[Baypiggies] new web application framework.

Bob Ippolito bob at redivi.com
Thu Mar 1 01:40:06 CET 2007


On 2/28/07, Keith Dart ♂ <keith at dartworks.biz> wrote:
> Shannon -jj Behrens wrote the following on 2007-02-28 at 15:55 PST:
> ===
> > Pylons can do all of those things, without constricting you to *just*
> > those things.  Welcome to the wonderful world of Web framework
> > creators ;)  I'm guilty as well ;)
>
> ===
>
> What I didn't like about Pylons is that embeds the assumption that
> you're using threads. I don't like threads, and this framework uses
> multiple processes instead. One reason for this is explained very well
> here:
>
> http://poshmodule.sourceforge.net/posh/html/node1.html
>
> I also prefer it for security reasons (having multiple servers each
> running as a different user, in a different chroot).

That's why you run pools of threaded servers with a load balancer in
front... You're going to want to do blocking operations at some point,
especially SQL stuff, so you're going to need threads for that.
Assuming you don't want to write everything in a Twisted sort of
style, a model where you have N processes with M threads is most
practical.

Technically Pylons doesn't "assume threads" it just supports them by
proxying all of the globals that wouldn't otherwise be threadsafe. It
assumes a WSGI server. Technically you shouldn't really even need
globals if you pass around the WSGI environ everywhere, but globals
are a bit more practical and easier to use than accessor functions
around an environ.

If you really wanted to go crazy you could just use Erlang instead,
where you trade Python's nice syntax and libraries for some pretty
spectacular scalability and a nice process model with code reloading
that Just Works. I use Erlang for the crazy behind-the-scenes stuff
with our service (which generates only SWF files and JSON), but the
front-end that our users interact with is all Pylons. The front-end
needs to serve maybe five or six orders of magnitude less traffic and
doesn't have the same kind of strict latency requirements.

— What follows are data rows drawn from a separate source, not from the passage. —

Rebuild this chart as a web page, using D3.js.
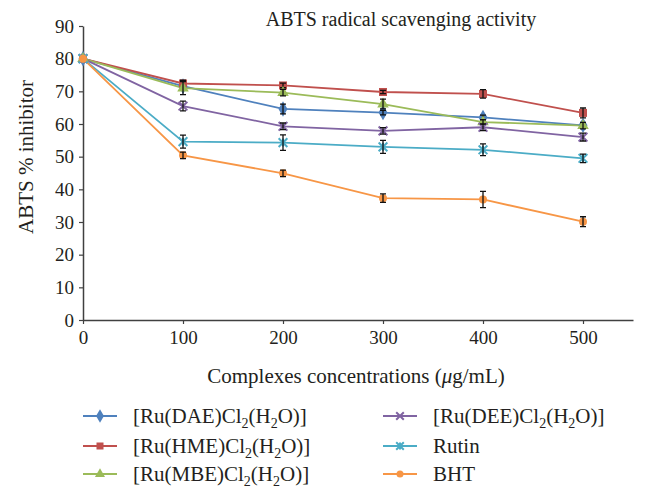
<!DOCTYPE html>
<html><head><meta charset="utf-8">
<script src="https://cdn.jsdelivr.net/npm/d3@7"></script>
<style>
body{margin:0;background:#fff;}
svg text{font-family:"Liberation Serif","DejaVu Serif",serif !important;fill:#231f20;}
</style></head>
<body>
<svg id="chart" width="645" height="500" font-family="Liberation Serif"></svg>
<script>
const concentrations = [0, 100, 200, 300, 400, 500];
const seriesNames = ["DAE", "HME", "MBE", "DEE", "Rutin", "BHT"];
const daeValues   = [80, 71.6, 64.6, 63.5, 62.0, 59.6];
const hmeValues   = [80, 72.4, 71.8, 69.8, 69.2, 63.4];
const mbeValues   = [80, 71.0, 69.6, 66.1, 60.6, 59.5];
const deeValues   = [80, 65.5, 59.3, 57.9, 59.0, 56.0];
const rutinValues = [80, 54.6, 54.3, 53.0, 52.1, 49.5];
const bhtValues   = [80, 50.4, 44.9, 37.3, 36.9, 30.1];
const daeErr   = [0, 0.8, 1.5, 0.7, 0.7, 0.7];
const hmeErr   = [0, 1.0, 0.7, 0.5, 1.3, 1.5];
const mbeErr   = [0, 2.0, 1.0, 1.5, 0.7, 1.0];
const deeErr   = [0, 1.5, 1.0, 1.0, 1.0, 1.2];
const rutinErr = [0, 2.0, 2.4, 2.0, 1.8, 1.3];
const bhtErr   = [0, 1.0, 1.0, 1.3, 2.5, 1.5];
const yTicks = [0, 10, 20, 30, 40, 50, 60, 70, 80, 90];
const xTicks = [0, 100, 200, 300, 400, 500];
const colors = ["#4F81BD", "#C0504D", "#9BBB59", "#8064A2", "#4BACC6", "#F79646"];
const markers = ["diamond", "square", "triangle", "x", "star", "circle"];
const legendLabels = [
  {pre:"[Ru(DAE)", chem:true},
  {pre:"[Ru(HME)", chem:true},
  {pre:"[Ru(MBE)", chem:true},
  {pre:"[Ru(DEE)", chem:true},
  {pre:"Rutin", chem:false},
  {pre:"BHT", chem:false}
];
const title = "ABTS radical scavenging activity";
const xTitle = "Complexes concentrations (";
const yTitle = "ABTS % inhibitor";

const values = [daeValues, hmeValues, mbeValues, deeValues, rutinValues, bhtValues];
const errs = [daeErr, hmeErr, mbeErr, deeErr, rutinErr, bhtErr];

const svg = d3.select("#chart");
const x = d3.scaleLinear().domain([0,550]).range([83,633]);
const y = d3.scaleLinear().domain([0,90]).range([320,26]);

const xAxis = svg.append("g").attr("transform","translate(0,320)")
  .call(d3.axisBottom(x).tickValues(xTicks).tickSize(4).tickSizeOuter(0));
const yAxis = svg.append("g").attr("transform","translate(83,0)")
  .call(d3.axisLeft(y).tickValues(yTicks).tickSize(4).tickSizeOuter(0));
[xAxis,yAxis].forEach(g=>{
  g.attr("font-family","Liberation Serif").attr("font-size",18);
  g.select(".domain").attr("stroke","#404040").attr("stroke-width",1.5);
  g.selectAll(".tick line").attr("stroke","#404040").attr("stroke-width",1.2);
  g.selectAll(".tick text").attr("font-size",19).attr("fill","#231f20");
});
xAxis.selectAll(".tick text").attr("dy","0.9em");
yAxis.selectAll(".tick text").attr("x",-9);

const line = d3.line().x((d,i)=>x(concentrations[i])).y(d=>y(d));

function drawMarker(g, type, color, cx, cy, s){
  if(type==="diamond"){
    g.append("path").attr("d",d3.symbol(d3.symbolDiamond, s*s*1.1)()).attr("transform",`translate(${cx},${cy})`).attr("fill",color);
  } else if(type==="square"){
    g.append("rect").attr("x",cx-s/2).attr("y",cy-s/2).attr("width",s).attr("height",s).attr("fill",color);
  } else if(type==="triangle"){
    g.append("path").attr("d",d3.symbol(d3.symbolTriangle, s*s*0.9)()).attr("transform",`translate(${cx},${cy})`).attr("fill",color);
  } else if(type==="x"){
    g.append("path").attr("d",d3.symbol(d3.symbolX, s*s*0.8)()).attr("transform",`translate(${cx},${cy})`).attr("fill","none").attr("stroke",color).attr("stroke-width",2);
  } else if(type==="star"){
    g.append("path").attr("d",d3.symbol(d3.symbolX, s*s*0.8)()).attr("transform",`translate(${cx},${cy})`).attr("fill","none").attr("stroke",color).attr("stroke-width",2);
    g.append("path").attr("d",`M${cx},${cy-s/2}V${cy+s/2}`).attr("stroke",color).attr("stroke-width",2);
  } else {
    g.append("circle").attr("cx",cx).attr("cy",cy).attr("r",s/2).attr("fill",color);
  }
}

values.forEach((vals,k)=>{
  svg.append("path").datum(vals).attr("d",line).attr("fill","none").attr("stroke",colors[k]).attr("stroke-width",1.8);
});
values.forEach((vals,k)=>{
  const g = svg.append("g");
  vals.forEach((v,i)=>{
    drawMarker(g, markers[k], colors[k], x(concentrations[i]), y(v), 8);
  });
  vals.forEach((v,i)=>{
    const e = errs[k][i];
    if(e<=0) return;
    const cx = x(concentrations[i]);
    g.append("path").attr("d",`M${cx},${y(v+e)}V${y(v-e)}M${cx-3},${y(v+e)}H${cx+3}M${cx-3},${y(v-e)}H${cx+3}`)
      .attr("stroke","#111").attr("stroke-width",1.3).attr("fill","none");
  });
});

svg.append("text").attr("x",401).attr("y",26).attr("text-anchor","middle").attr("font-size",20).text(title);
const xt = svg.append("text").attr("x",356).attr("y",383).attr("text-anchor","middle").attr("font-size",21);
xt.append("tspan").text(xTitle);
xt.append("tspan").attr("font-style","italic").text("μ");
xt.append("tspan").text("g/mL)");
svg.append("text").attr("transform","translate(33,157) rotate(-90)").attr("text-anchor","middle").attr("font-size",21).text(yTitle);

const legendPos = [[83,416],[83,446],[83,474],[383,416],[383,446],[383,474]];
legendLabels.forEach((lab,k)=>{
  const [lx,ly] = legendPos[k];
  const g = svg.append("g");
  g.append("line").attr("x1",lx).attr("x2",lx+34).attr("y1",ly).attr("y2",ly).attr("stroke",colors[k]).attr("stroke-width",1.8);
  drawMarker(g, markers[k], colors[k], lx+17, ly, 7);
  const t = g.append("text").attr("x",lx+50).attr("y",ly+7).attr("font-size",21);
  if(lab.chem){
    t.append("tspan").text(lab.pre+"Cl");
    t.append("tspan").attr("font-size",14).attr("dy",5).text("2");
    t.append("tspan").attr("dy",-5).text("(H");
    t.append("tspan").attr("font-size",14).attr("dy",5).text("2");
    t.append("tspan").attr("dy",-5).text("O)]");
  } else {
    t.text(lab.pre);
  }
});
</script>
</body></html>
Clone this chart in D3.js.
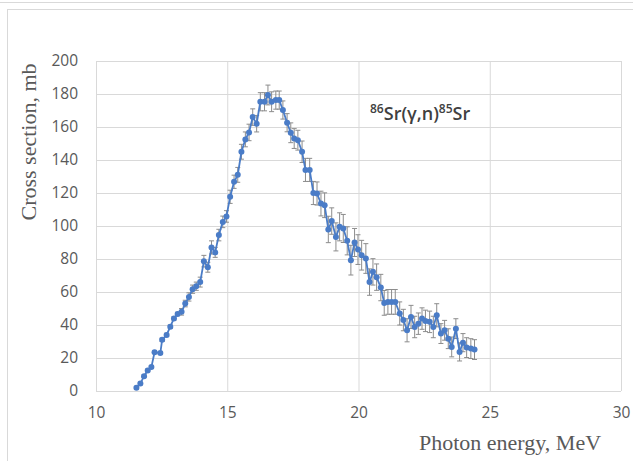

> I also like Django style regular-expression URL mapping. But it
> does not have a reverse function or mapping. My framework uses Django
> style mapping to cleanly map URL paths to callables, and can also go in
> reverse (provide the callable and get the URL that will get to it).

I'm sure you could do that with Pylons if you really wanted to, routes
is just the default routing middleware. I'm not sure when you'd want
callable to URL mapping though? I've never even thought of wanting
such a thing.

> I also don't like templates because it's difficult to guarantee
> standards compliance. This framework allows you to construct pages
> using pure Python code. The result is guaranteed to comply with the
> selected DTD (XML bases: eg. XHTML or WML), or else fail.

That's pretty much what XML template systems like Genshi (Kid, ZPT,
etc.) do except you get a much better development experience and web
designer integration than you do with a bunch of Python expressions
that end up as {W,XT,HT}ML eventually.